C++ generic file vectors, vmode implementation and low-level bit-packing/unpacking, arithmetic operations and NA handling, Memory-Mapping and backend caching. C++ coding and platform ports. R-code extensions for opening existing flat files readonly and shared.
Licence
Package under GPL-2, included C++ code released by Daniel Adler under the less restrictive ISCL
Note
Note that the standard finalizers are generic functions, their dispatch to the 'ff_pointer' method happens at finalization time, their 'ff' methods exist for direct calling.
See Also
vector, matrix, array, as.ff, as.ram
Examples
message("make sure you understand the following ff options
before you start using the ff package!!")
oldoptions <- options(fffinalizer="deleteIfOpen", fffinonexit="TRUE", fftempdir=tempdir())
message("an integer vector")
ff(1:12)
message("a double vector of length 12")
ff(0, 12)
message("a 2-bit logical vector of length 12 (vmode='boolean' has 1 bit)")

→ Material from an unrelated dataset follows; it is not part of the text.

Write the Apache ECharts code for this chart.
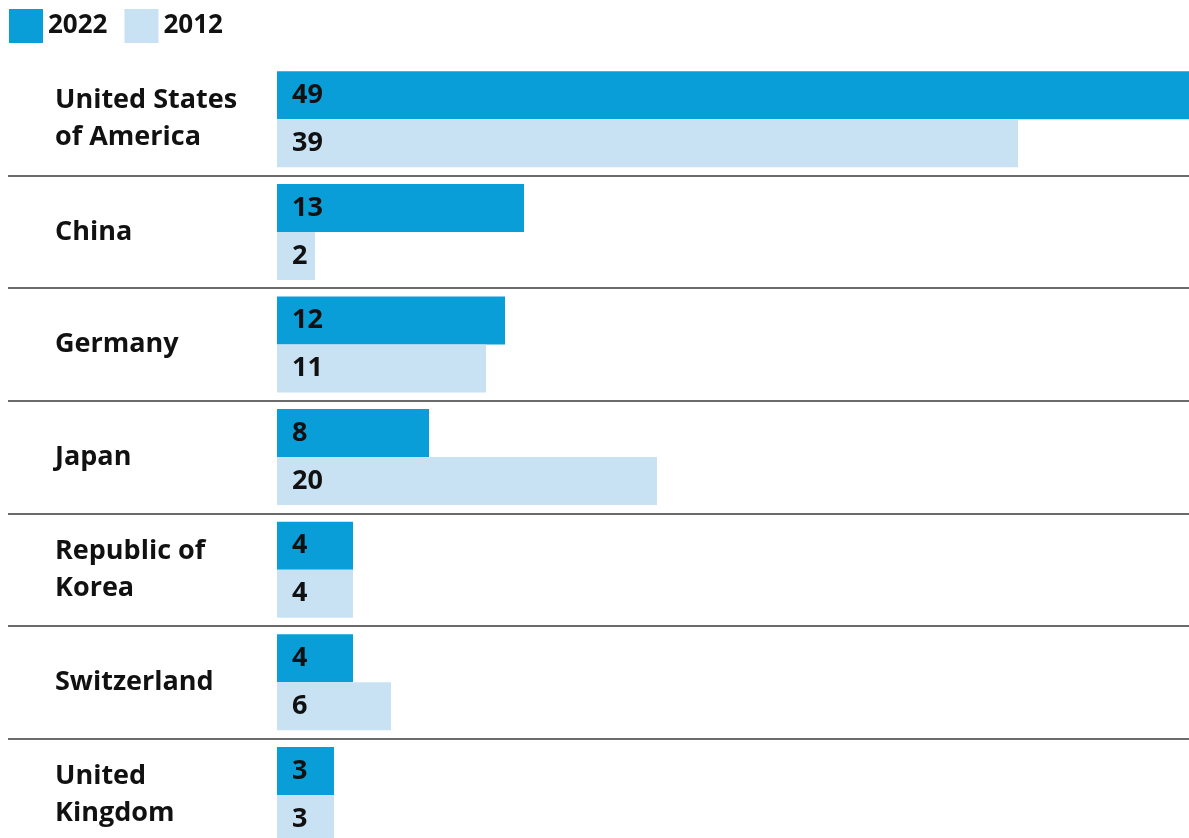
<!DOCTYPE html>
<html>
<head>
<meta charset="utf-8">
<script src="https://cdn.jsdelivr.net/npm/echarts@6/dist/echarts.min.js"></script>
<style>
  html, body { margin: 0; padding: 0; background: #ffffff; }
  #chart { width: 1189px; height: 838px; }
</style>
</head>
<body>
<div id="chart"></div>
<script>
// Countries, top to bottom
const countries = [
  'United States\nof America',
  'China',
  'Germany',
  'Japan',
  'Republic of\nKorea',
  'Switzerland',
  'United\nKingdom'
];
const seriesNames = ['2022', '2012'];
const values2022 = [49, 13, 12, 8, 4, 4, 3];
const values2012 = [39, 2, 11, 20, 4, 6, 3];

const FONT = '"Open Sans", "Noto Sans", sans-serif';
const DARK = '#0a9ed9';
const LIGHT = '#c8e2f4';

// Row geometry (the last row runs past the bottom edge)
const TOP = 63;
const ROW = 112.6;
const PX_PER_UNIT = 19;
const X_MAX = 49;

const chart = echarts.init(document.getElementById('chart'), null, { renderer: 'canvas' });

const valueLabel = {
  show: true,
  position: 'insideLeft',
  distance: 15,
  color: '#111111',
  fontFamily: FONT,
  fontWeight: 'bold',
  fontSize: 27
};

chart.setOption({
  animation: false,
  backgroundColor: '#ffffff',
  color: [DARK, LIGHT],
  legend: {
    left: 9,
    top: 9,
    padding: 0,
    icon: 'rect',
    itemWidth: 34,
    itemHeight: 34,
    itemGap: 17,
    data: seriesNames,
    textStyle: {
      color: '#111111',
      fontFamily: FONT,
      fontWeight: 'bold',
      fontSize: 26
    }
  },
  grid: [
    // bars
    {
      left: 277, top: TOP,
      width: X_MAX * PX_PER_UNIT, height: ROW * countries.length,
      outerBoundsMode: 'none', containLabel: false
    },
    // row separators spanning the full width
    {
      left: 8, right: 0, top: TOP, height: ROW * countries.length,
      outerBoundsMode: 'none', containLabel: false
    }
  ],
  xAxis: [
    { gridIndex: 0, type: 'value', min: 0, max: X_MAX, show: false },
    { gridIndex: 1, type: 'value', min: 0, max: 1, show: false }
  ],
  yAxis: [
    {
      gridIndex: 0,
      type: 'category',
      inverse: true,
      data: countries,
      axisLine: { show: false },
      axisTick: { show: false },
      splitLine: { show: false },
      axisLabel: {
        align: 'left',
        margin: 222,
        color: '#111111',
        fontFamily: FONT,
        fontWeight: 'bold',
        fontSize: 27,
        lineHeight: 37
      }
    },
    {
      gridIndex: 1,
      type: 'category',
      inverse: true,
      data: countries,
      axisLine: { show: false },
      axisTick: { show: false },
      axisLabel: { show: false },
      splitLine: {
        show: true,
        interval: (i) => i > 0,
        lineStyle: { color: '#3a3a3a', width: 1.5 }
      }
    }
  ],
  series: [
    {
      name: seriesNames[0],
      type: 'bar',
      xAxisIndex: 0,
      yAxisIndex: 0,
      data: values2022,
      barWidth: 48,
      barGap: '0%',
      itemStyle: { color: DARK },
      label: valueLabel
    },
    {
      name: seriesNames[1],
      type: 'bar',
      xAxisIndex: 0,
      yAxisIndex: 0,
      data: values2012,
      barWidth: 48,
      barGap: '0%',
      itemStyle: { color: LIGHT },
      label: valueLabel
    }
  ]
});
</script>
</body>
</html>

ff(vmode="logical", length=12)
message("an integer matrix 3x4 (standard colwise physical layout)")
ff(1:12, dim=c(3,4))
message("an integer matrix 3x4 (rowwise physical layout, but filled in standard colwise order)")

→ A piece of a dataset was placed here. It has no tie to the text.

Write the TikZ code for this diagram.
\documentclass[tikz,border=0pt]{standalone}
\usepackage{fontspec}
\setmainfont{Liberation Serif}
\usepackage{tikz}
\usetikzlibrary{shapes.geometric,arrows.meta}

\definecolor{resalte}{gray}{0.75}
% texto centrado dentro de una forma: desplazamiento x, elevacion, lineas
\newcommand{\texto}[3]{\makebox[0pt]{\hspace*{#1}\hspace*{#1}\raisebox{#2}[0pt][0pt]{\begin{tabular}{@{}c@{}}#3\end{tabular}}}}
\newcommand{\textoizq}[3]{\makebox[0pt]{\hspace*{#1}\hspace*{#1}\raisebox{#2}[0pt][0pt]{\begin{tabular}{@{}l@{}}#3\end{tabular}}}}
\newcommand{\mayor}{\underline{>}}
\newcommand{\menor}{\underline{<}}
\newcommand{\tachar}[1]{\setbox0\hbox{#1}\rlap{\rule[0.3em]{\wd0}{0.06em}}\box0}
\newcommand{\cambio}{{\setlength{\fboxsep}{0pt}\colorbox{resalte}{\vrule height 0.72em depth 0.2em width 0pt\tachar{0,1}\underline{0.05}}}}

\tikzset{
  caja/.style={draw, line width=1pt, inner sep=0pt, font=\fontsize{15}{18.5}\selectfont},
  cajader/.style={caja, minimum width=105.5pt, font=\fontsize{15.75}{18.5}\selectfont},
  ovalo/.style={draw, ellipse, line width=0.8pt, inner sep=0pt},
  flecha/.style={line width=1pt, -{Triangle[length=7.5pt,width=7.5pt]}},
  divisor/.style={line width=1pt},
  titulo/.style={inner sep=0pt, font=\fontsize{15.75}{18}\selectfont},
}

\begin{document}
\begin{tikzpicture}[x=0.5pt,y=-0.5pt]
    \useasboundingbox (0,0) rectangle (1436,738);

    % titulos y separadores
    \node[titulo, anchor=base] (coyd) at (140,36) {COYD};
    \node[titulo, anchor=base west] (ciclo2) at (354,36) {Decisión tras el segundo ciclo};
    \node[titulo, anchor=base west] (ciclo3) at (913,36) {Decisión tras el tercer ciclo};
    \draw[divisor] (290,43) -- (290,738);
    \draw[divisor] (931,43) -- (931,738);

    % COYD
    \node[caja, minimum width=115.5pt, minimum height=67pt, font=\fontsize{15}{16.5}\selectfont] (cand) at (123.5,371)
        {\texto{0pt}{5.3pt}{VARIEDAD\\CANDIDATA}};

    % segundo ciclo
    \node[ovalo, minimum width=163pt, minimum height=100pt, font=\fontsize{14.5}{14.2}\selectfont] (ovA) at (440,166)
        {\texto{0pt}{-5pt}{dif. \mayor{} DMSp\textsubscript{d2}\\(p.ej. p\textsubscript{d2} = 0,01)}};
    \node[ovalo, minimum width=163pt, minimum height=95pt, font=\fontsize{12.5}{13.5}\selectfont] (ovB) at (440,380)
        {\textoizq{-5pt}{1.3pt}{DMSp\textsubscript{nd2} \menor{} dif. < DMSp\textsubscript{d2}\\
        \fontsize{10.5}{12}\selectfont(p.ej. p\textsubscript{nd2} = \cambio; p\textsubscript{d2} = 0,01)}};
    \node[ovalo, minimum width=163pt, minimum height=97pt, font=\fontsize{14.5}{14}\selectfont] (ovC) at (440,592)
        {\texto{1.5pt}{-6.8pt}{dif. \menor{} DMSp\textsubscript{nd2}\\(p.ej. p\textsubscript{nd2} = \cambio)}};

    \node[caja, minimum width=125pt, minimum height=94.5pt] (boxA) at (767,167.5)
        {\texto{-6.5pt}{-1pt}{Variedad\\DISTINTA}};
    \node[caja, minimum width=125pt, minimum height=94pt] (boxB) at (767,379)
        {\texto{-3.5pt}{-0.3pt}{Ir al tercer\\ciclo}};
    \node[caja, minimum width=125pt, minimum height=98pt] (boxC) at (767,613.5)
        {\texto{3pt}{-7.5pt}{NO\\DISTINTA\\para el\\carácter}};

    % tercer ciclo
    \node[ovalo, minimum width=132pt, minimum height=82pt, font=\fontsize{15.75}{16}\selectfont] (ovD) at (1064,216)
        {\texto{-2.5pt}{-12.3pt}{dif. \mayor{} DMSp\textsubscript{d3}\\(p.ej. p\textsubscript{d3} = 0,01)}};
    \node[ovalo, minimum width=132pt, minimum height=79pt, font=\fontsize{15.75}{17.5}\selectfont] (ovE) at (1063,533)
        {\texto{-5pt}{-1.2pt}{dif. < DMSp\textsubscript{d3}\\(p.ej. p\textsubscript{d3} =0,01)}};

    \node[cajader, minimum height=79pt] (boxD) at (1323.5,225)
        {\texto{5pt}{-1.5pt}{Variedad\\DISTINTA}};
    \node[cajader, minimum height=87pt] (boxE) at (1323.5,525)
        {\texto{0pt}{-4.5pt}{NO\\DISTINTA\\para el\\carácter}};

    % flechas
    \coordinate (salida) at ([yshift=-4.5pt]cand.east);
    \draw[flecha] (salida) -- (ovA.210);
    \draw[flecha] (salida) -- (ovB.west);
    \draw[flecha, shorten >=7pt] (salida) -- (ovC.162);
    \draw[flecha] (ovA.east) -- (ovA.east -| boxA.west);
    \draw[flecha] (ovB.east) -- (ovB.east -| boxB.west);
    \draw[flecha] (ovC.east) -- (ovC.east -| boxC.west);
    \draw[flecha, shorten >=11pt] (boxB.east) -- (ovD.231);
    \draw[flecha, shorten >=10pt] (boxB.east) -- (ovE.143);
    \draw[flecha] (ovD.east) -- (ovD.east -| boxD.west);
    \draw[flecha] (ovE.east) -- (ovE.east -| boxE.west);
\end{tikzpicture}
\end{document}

ff(1:12, dim=c(3,4), dimorder=c(2,1))
message("an integer matrix 3x4 (standard colwise physical layout, but filled in rowwise order
aka matrix(, byrow=TRUE))")
ff(1:12, dim=c(3,4), bydim=c(2,1))
gc()
options(oldoptions)
if (ffxtensions()){
message("a 26-dimensional boolean array using 1-bit representation
(file size 8 MB compared to 256 MB int in ram)")

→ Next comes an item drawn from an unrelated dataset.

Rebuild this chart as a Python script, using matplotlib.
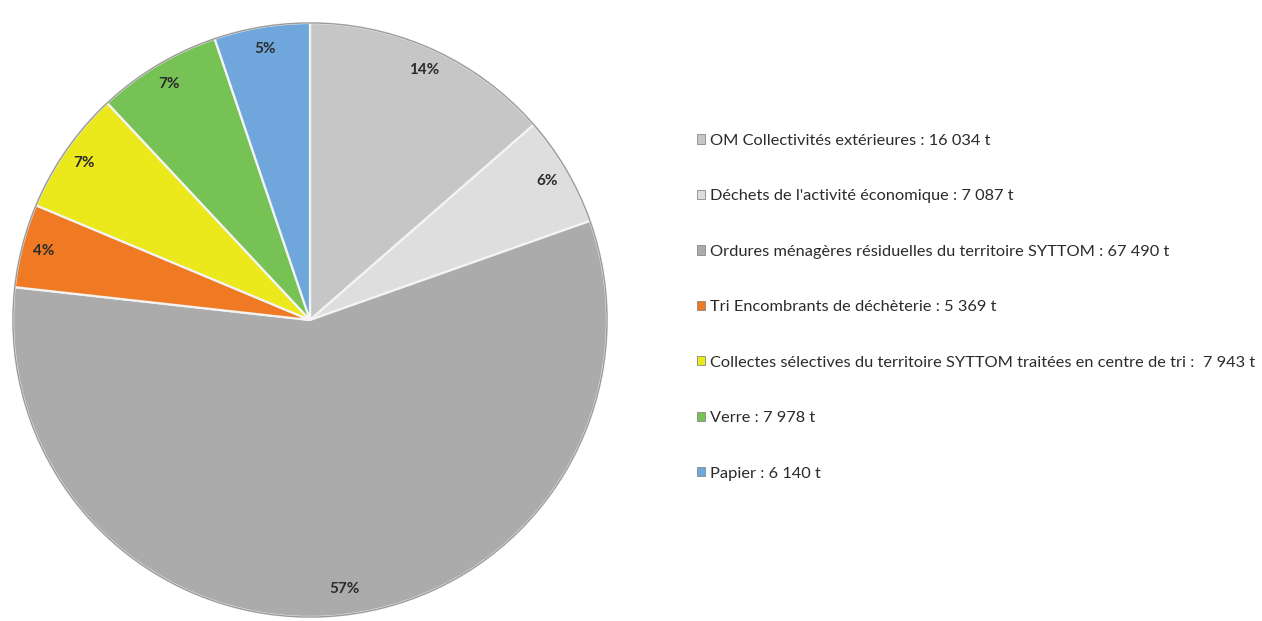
import matplotlib
matplotlib.use("Agg")
import matplotlib.pyplot as plt

categories = [
    "OM Collectivités extérieures : 16 034 t",
    "Déchets de l'activité économique : 7 087 t",
    "Ordures ménagères résiduelles du territoire SYTTOM : 67 490 t",
    "Tri Encombrants de déchèterie : 5 369 t",
    "Collectes sélectives du territoire SYTTOM traitées en centre de tri :  7 943 t",
    "Verre : 7 978 t",
    "Papier : 6 140 t",
]
values = [16034, 7087, 67490, 5369, 7943, 7978, 6140]
pct_labels = ["14%", "6%", "57%", "4%", "7%", "7%", "5%"]
colors = ["#c6c6c6", "#dedede", "#ababab", "#f07a24", "#ebe81c", "#77c255", "#6fa7dc"]

W, H = 1262, 621
fig = plt.figure(figsize=(W / 100, H / 100), dpi=100)
fig.patch.set_facecolor("white")

cx, cy, r = 310, 320, 300
ax = fig.add_axes([(cx - r) / W, (H - cy - r) / H, 2 * r / W, 2 * r / H])
wedges, texts, autotexts = ax.pie(
    values, colors=colors, startangle=90, counterclock=False,
    autopct=lambda p: "", pctdistance=0.925, radius=1.0,
    wedgeprops=dict(edgecolor="#f4f4f4", linewidth=1.6),
)
for w in wedges:
    w.set_zorder(2)
outline = plt.Circle((0, 0), 1.0, fill=False, edgecolor="#9a9a9a", linewidth=1.0, zorder=3)
ax.add_patch(outline)
imax = values.index(max(values))
for i, (t, lab) in enumerate(zip(autotexts, pct_labels)):
    t.set_text(lab)
    t.set_fontsize(11)
    t.set_color("#2b2b2b")
    t.set_family("Lato")
    t.set_fontweight("bold")
    if i == imax:
        x, y = t.get_position()
        t.set_position((x * 1.1, y * 0.985))
ax.set_xlim(-1.01, 1.01)
ax.set_ylim(-1.01, 1.01)
ax.set_aspect("equal")
ax.axis("off")

handles = [plt.Rectangle((0, 0), 1, 1, facecolor=c, edgecolor="#888888", linewidth=0.6) for c in colors]
leg = fig.legend(
    handles, categories, loc="upper left", bbox_to_anchor=(682 / W, 1 - 119 / H),
    frameon=False, handlelength=0.5, handleheight=0.5, handletextpad=0.3,
    labelspacing=2.53, prop={"family": "Lato", "size": 11.8},
)
for t in leg.get_texts():
    t.set_color("#2b2b2b")

fig.savefig("out.png", dpi=100, facecolor="white")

a <- ff(vmode="boolean", dim=rep(2, 26))
dimnames(a) <- dummy.dimnames(a)
rm(a); gc()
}
## Not run:
message("This 2GB biglm example can take long, you might want to change
the size in order to define a size appropriate for your computer")
require(biglm)
b <- 1000
n <- 100000
k <- 3
memory.size(max = TRUE)
system.time(
x <- ff(vmode="double", dim=c(b*n,k), dimnames=list(NULL, LETTERS[1:k]))
)
memory.size(max = TRUE)
system.time(
ffrowapply({
l <- i2 - i1 + 1
z <- rnorm(l)
x[i1:i2,] <- z + matrix(rnorm(l*k), l, k)
}, X=x, VERBOSE=TRUE, BATCHSIZE=n)
)
memory.size(max = TRUE)
form <- A ~ B + C
first <- TRUE
system.time(
ffrowapply({
if (first){
first <- FALSE
fit <- biglm(form, as.data.frame(x[i1:i2,,drop=FALSE]))
}else
fit <- update(fit, as.data.frame(x[i1:i2,,drop=FALSE]))
}, X=x, VERBOSE=TRUE, BATCHSIZE=n)
)
memory.size(max = TRUE)
first
fit
summary(fit)
rm(x); gc()
## End(Not run)